TASK DESCRIPTION: Give the data again exactly as written, skipping any pictures.
===
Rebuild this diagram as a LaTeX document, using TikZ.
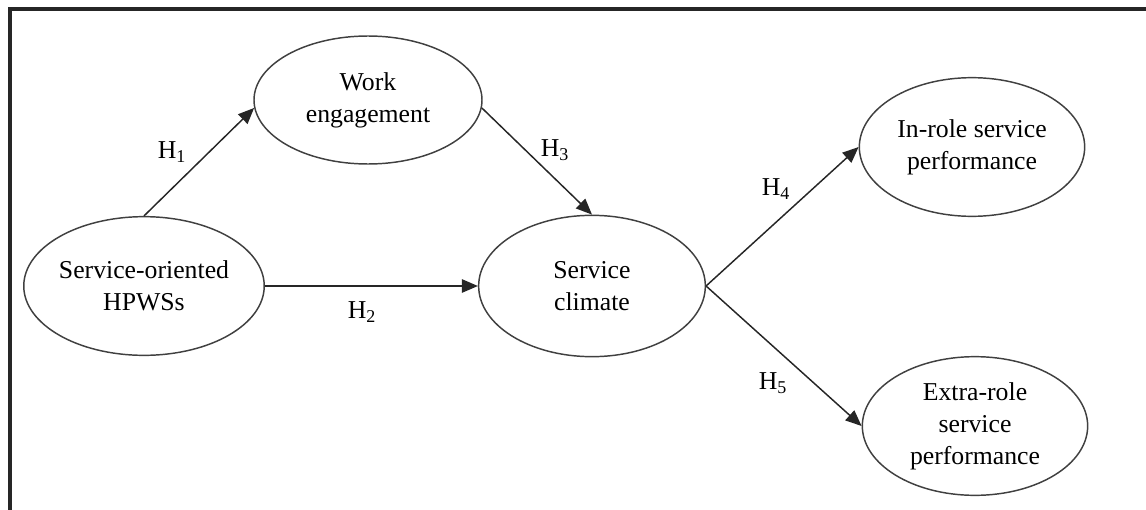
\documentclass[tikz,border=0pt]{standalone}
\usepackage{fontspec}
\setmainfont{Liberation Serif}
\usetikzlibrary{shapes.geometric,arrows.meta}
\begin{document}
\begin{tikzpicture}[x=0.75pt,y=-0.75pt,
  latent/.style={ellipse,draw=black!75,line width=1.1pt,inner sep=0pt,align=center,
    font=\fontsize{19.3}{24}\selectfont,text=black},
  link/.style={draw=black!85,line width=1.1pt,-{Triangle[length=12pt,width=10pt]}},
  hlab/.style={font=\fontsize{19.3}{24}\selectfont,inner sep=0pt}]
\useasboundingbox (0,0) rectangle (1146,510);
\draw[line width=2.4pt,black!85] (10,510) -- (10,9) -- (1146,9);
\node[latent,minimum width=171pt,minimum height=96pt] (we) at (368,100) {Work\\engagement};
\node[latent,minimum width=169pt,minimum height=104pt] (hp) at (144,286) {Service-oriented\\HPWSs};
\node[latent,minimum width=170pt,minimum height=106pt] (sc) at (592,286) {Service\\climate};
\node[latent,minimum width=169pt,minimum height=104pt] (ir) at (972,147) {In-role service\\performance};
\node[latent,minimum width=169pt,minimum height=104pt] (er) at (975,426) {Extra-role\\service\\performance};
\draw[link] (hp.north) -- (we.184);
\draw[link] (hp.east) -- (sc.west);
\draw[link] (we.356) -- (sc.north);
\draw[link] (sc.east) -- (ir.west);
\draw[link] (sc.east) -- (er.west);
\node[hlab] (h1) at (172,152) {H\textsubscript{1}};
\node[hlab] (h2) at (362,312) {H\textsubscript{2}};
\node[hlab] (h3) at (555,150) {H\textsubscript{3}};
\node[hlab] (h4) at (776,189) {H\textsubscript{4}};
\node[hlab] (h5) at (773,383) {H\textsubscript{5}};
\end{tikzpicture}
\end{document}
===
RIGHT ANSWER:
Rebuild this diagram as a LaTeX document, using TikZ.
\documentclass[tikz,border=0pt]{standalone}
\usepackage{fontspec}
\setmainfont{Liberation Serif}
\usetikzlibrary{shapes.geometric,arrows.meta}
\begin{document}
\begin{tikzpicture}[x=0.75pt,y=-0.75pt,
  latent/.style={ellipse,draw=black!75,line width=1.1pt,inner sep=0pt,align=center,
    font=\fontsize{19.3}{24}\selectfont,text=black},
  link/.style={draw=black!85,line width=1.1pt,-{Triangle[length=12pt,width=10pt]}},
  hlab/.style={font=\fontsize{19.3}{24}\selectfont,inner sep=0pt}]
\useasboundingbox (0,0) rectangle (1146,510);
\draw[line width=2.4pt,black!85] (10,510) -- (10,9) -- (1146,9);
\node[latent,minimum width=171pt,minimum height=96pt] (we) at (368,100) {Work\\engagement};
\node[latent,minimum width=169pt,minimum height=104pt] (hp) at (144,286) {Service-oriented\\HPWSs};
\node[latent,minimum width=170pt,minimum height=106pt] (sc) at (592,286) {Service\\climate};
\node[latent,minimum width=169pt,minimum height=104pt] (ir) at (972,147) {In-role service\\performance};
\node[latent,minimum width=169pt,minimum height=104pt] (er) at (975,426) {Extra-role\\service\\performance};
\draw[link] (hp.north) -- (we.184);
\draw[link] (hp.east) -- (sc.west);
\draw[link] (we.356) -- (sc.north);
\draw[link] (sc.east) -- (ir.west);
\draw[link] (sc.east) -- (er.west);
\node[hlab] (h1) at (172,152) {H\textsubscript{1}};
\node[hlab] (h2) at (362,312) {H\textsubscript{2}};
\node[hlab] (h3) at (555,150) {H\textsubscript{3}};
\node[hlab] (h4) at (776,189) {H\textsubscript{4}};
\node[hlab] (h5) at (773,383) {H\textsubscript{5}};
\end{tikzpicture}
\end{document}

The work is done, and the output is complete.